JOB: Keep to the lines from the line containing "Recreate this image" through the line containing "import plotly.graph_objects as go": copy them exactly and leave every picture out.

DATA FOR THE TASK:
______________________________
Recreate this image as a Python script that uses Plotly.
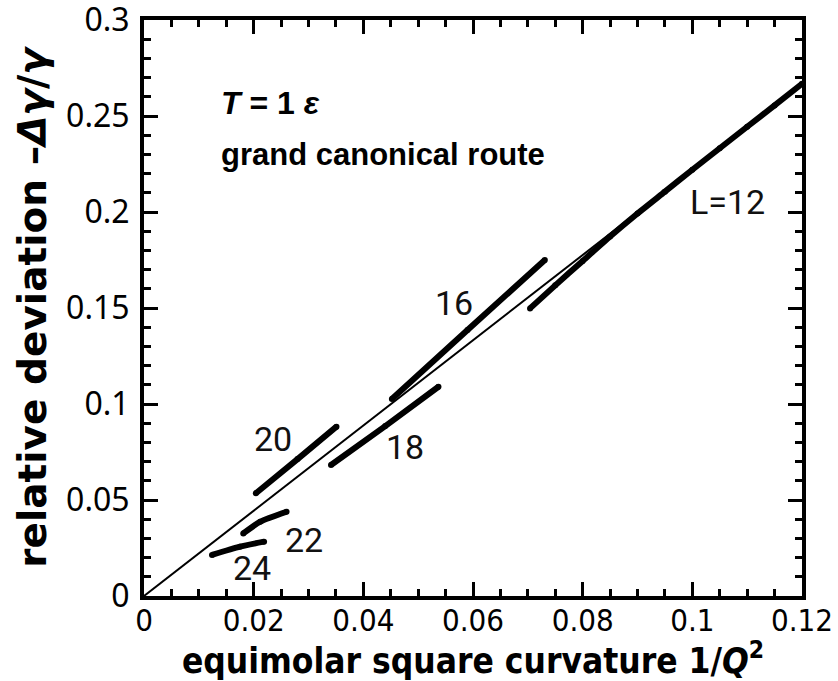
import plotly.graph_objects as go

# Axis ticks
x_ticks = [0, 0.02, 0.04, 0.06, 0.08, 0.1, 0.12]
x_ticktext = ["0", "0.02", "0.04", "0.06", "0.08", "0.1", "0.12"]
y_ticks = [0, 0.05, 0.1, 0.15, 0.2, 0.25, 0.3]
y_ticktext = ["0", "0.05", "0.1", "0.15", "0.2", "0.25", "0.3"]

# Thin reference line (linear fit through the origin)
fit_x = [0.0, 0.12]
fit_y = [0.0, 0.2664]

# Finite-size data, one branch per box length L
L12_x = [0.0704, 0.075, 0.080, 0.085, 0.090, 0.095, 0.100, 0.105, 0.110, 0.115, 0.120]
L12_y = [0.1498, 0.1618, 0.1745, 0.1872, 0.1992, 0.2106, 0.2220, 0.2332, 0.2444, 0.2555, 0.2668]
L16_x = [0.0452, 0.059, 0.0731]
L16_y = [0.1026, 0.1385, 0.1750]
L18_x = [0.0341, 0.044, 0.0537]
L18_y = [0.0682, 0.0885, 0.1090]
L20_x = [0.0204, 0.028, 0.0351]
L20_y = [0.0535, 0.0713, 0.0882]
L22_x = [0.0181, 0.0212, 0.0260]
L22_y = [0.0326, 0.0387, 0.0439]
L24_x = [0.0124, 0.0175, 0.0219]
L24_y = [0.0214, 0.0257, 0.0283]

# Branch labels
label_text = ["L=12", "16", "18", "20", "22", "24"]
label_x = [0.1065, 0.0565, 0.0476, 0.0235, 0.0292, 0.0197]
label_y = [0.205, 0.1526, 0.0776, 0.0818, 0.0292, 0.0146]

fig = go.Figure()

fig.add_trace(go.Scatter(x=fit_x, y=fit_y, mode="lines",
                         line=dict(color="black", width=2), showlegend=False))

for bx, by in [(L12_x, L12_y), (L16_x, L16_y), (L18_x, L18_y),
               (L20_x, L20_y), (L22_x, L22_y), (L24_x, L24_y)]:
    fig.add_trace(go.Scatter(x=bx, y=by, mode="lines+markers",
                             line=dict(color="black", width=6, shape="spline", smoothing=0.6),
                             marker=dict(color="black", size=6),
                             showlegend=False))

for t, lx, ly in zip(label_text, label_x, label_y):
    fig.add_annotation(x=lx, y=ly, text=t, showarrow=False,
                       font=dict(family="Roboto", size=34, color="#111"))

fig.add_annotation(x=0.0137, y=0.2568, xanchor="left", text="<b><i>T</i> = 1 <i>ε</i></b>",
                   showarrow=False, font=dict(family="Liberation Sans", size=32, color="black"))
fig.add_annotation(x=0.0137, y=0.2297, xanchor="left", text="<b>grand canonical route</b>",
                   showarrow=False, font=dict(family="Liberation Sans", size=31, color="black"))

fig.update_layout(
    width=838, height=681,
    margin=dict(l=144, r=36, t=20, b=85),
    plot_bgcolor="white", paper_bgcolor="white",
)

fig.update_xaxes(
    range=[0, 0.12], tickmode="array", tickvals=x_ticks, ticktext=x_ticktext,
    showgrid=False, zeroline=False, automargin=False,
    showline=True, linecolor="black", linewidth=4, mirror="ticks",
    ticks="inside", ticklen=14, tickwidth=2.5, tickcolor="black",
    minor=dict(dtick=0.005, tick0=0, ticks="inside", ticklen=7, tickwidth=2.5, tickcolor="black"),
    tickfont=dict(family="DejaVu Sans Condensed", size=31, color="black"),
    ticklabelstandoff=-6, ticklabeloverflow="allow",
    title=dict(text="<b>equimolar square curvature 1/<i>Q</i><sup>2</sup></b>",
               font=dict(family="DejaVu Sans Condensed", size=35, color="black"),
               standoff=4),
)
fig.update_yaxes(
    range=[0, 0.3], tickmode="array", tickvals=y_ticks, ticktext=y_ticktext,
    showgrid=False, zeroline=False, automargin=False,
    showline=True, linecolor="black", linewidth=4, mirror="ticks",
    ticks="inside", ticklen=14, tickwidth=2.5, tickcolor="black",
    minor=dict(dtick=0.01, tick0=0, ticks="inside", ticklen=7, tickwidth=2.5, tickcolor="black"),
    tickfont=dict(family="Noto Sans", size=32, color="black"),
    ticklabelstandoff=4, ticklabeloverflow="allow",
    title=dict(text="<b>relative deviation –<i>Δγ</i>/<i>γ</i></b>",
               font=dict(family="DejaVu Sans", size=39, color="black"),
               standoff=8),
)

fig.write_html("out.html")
______________________________
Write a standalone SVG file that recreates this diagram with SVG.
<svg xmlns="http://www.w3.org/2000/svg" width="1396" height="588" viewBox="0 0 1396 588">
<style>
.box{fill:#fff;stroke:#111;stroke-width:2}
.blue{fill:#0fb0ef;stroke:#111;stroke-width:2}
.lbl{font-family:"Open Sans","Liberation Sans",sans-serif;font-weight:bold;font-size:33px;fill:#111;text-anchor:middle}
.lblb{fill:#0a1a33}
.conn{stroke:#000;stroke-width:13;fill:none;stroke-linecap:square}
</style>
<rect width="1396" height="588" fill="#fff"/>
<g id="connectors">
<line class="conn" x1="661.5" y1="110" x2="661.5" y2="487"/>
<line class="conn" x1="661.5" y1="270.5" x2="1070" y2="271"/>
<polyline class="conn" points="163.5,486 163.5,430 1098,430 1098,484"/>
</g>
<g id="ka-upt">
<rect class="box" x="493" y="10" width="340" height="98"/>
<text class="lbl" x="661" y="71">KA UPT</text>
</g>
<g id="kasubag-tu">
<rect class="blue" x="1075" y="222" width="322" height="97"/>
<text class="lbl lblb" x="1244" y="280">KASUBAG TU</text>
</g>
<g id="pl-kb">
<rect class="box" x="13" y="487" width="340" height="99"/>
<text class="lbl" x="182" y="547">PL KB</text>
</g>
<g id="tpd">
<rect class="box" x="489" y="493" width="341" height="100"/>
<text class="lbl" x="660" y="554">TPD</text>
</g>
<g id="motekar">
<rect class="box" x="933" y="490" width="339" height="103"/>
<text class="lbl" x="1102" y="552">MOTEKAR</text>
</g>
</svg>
______________________________
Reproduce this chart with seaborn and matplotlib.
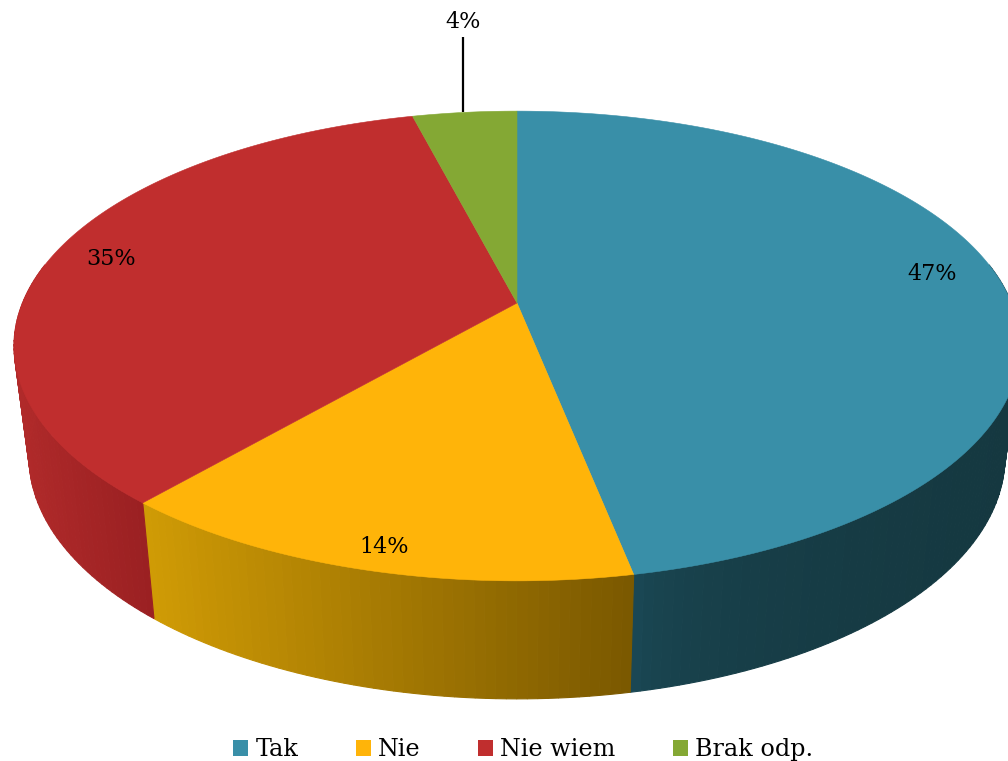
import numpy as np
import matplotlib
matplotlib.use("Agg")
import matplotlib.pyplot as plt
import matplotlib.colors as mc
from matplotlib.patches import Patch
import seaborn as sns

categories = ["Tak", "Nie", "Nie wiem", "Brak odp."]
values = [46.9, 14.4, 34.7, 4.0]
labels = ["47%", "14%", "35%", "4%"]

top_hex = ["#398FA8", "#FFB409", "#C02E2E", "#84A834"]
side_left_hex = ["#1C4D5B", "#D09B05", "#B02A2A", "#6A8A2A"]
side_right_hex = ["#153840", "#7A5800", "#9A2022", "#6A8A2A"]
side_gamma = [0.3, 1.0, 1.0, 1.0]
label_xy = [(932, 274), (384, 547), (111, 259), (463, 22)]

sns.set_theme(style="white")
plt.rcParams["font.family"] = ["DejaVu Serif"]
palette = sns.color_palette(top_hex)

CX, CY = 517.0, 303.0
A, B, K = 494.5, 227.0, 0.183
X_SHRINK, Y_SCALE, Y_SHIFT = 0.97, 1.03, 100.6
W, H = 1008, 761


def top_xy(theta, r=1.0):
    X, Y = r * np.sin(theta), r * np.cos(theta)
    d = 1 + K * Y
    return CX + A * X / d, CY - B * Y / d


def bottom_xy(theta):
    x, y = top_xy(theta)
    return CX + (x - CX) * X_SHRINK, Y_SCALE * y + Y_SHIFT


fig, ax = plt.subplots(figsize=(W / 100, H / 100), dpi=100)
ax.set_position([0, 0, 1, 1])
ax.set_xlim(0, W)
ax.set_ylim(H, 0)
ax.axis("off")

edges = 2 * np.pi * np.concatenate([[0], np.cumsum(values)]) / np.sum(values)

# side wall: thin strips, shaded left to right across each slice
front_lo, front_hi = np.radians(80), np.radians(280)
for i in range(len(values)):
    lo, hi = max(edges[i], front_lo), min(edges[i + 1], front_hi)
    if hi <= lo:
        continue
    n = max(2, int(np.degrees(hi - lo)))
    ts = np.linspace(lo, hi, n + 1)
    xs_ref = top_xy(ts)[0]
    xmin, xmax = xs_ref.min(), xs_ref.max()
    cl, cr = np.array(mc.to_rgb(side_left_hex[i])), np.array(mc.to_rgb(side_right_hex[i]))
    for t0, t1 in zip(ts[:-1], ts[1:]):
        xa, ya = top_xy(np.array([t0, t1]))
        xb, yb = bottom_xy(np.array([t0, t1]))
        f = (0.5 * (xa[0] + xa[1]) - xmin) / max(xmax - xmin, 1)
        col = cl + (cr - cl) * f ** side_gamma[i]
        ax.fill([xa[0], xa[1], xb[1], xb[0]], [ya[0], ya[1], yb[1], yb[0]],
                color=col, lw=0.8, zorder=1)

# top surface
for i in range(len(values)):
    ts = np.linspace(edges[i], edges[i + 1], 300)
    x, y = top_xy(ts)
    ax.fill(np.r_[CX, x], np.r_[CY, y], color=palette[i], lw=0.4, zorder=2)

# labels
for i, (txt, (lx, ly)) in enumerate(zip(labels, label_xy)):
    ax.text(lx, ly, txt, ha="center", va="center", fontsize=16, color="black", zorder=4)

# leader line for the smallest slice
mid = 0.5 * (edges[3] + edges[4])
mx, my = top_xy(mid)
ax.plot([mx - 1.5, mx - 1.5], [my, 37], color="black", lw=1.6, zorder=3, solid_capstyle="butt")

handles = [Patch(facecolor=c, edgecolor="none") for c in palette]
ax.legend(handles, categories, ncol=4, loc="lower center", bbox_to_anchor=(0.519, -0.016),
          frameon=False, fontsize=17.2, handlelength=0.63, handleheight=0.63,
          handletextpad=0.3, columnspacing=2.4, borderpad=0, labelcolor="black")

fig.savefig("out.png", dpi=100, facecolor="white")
______________________________
WRITTEN SOLUTION:
Recreate this image as a Python script that uses Plotly.
import plotly.graph_objects as go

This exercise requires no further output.